The L-groups (Danish: L-gruppe) was a resistance group tasked with assassination of Danish collaborators and German forces occupying Denmark during the Second World War. The precursor to the group was established in 1940, but it was most active from 1944 to the end of the war. The group carried out at least 18 assassination operations and killed between 20 and 30 people. In 1945 the group was hard hit by arrests and killings of its members and further suffered a very high death-rate in the years immediately after the war with suicides and accidents killing a number of members. The group had strong ties to the Danish police, with 5 of its members being police officers.

History 
The L-groups can be traced back to Hans Krarup Andreasen from Silkeborg, one of the earliest recorded Danish resistance members. Working on his own, Krarup conducted sporadic sabotage against German authorities in 1940, and over the following years, his brothers Niels and Ulrik joined him. The group worked primarily with railway sabotage in and around Silkeborg. In the spring of 1944, Krarup contacted the resistance movement in Aarhus. The Aarhus groups counted among them two police officers: Einar Sørensen and Henrik Platou, who had shot the informant Karl Vilhelm Gustav Jeger in Aarhus in January 1944, and it was agreed to form a dedicated assassination group with them as the backbone.  

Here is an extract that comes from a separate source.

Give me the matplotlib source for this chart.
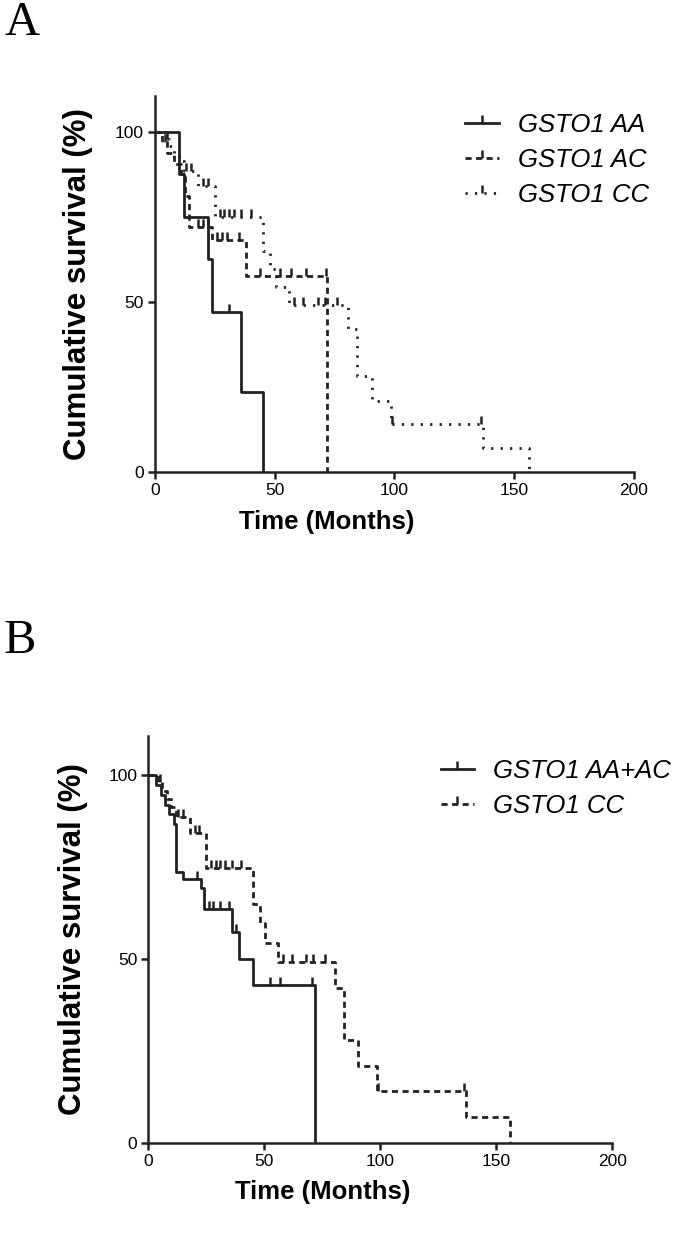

The L-groups was officially formed over the summer of 1944, and in August the first assassinations occurred. On 4 October 1944, the Special Operations Executive agent Kjeld Toft-Christensen arrived from England and joined the group as a liaison officer and trainer. In the fall of 1944 the group was divided in two, with Einar Sørensen and Henrik Platou taking control of one each. Henrik Platou's group was based in Aalborg and was to cover central and southern Jutland, while Einar Sørensen's was based in Aarhus with northern Jutland as its operational area. The two groups were to subsequently recruit reliable locals within their areas and expand. L-group North initially counted Hans Krarup Andreasen, Svend Ulrich Pedersen and Vagn Nørlund Christensen with Henrik Platou as group leader. Sigurd Vestergaard Christensen, Jørgen Christian Jensen, Kjeld Toft-Christensen and Carl Johan Nielsen formed L-group Central with Einar Sørensen as group leader. 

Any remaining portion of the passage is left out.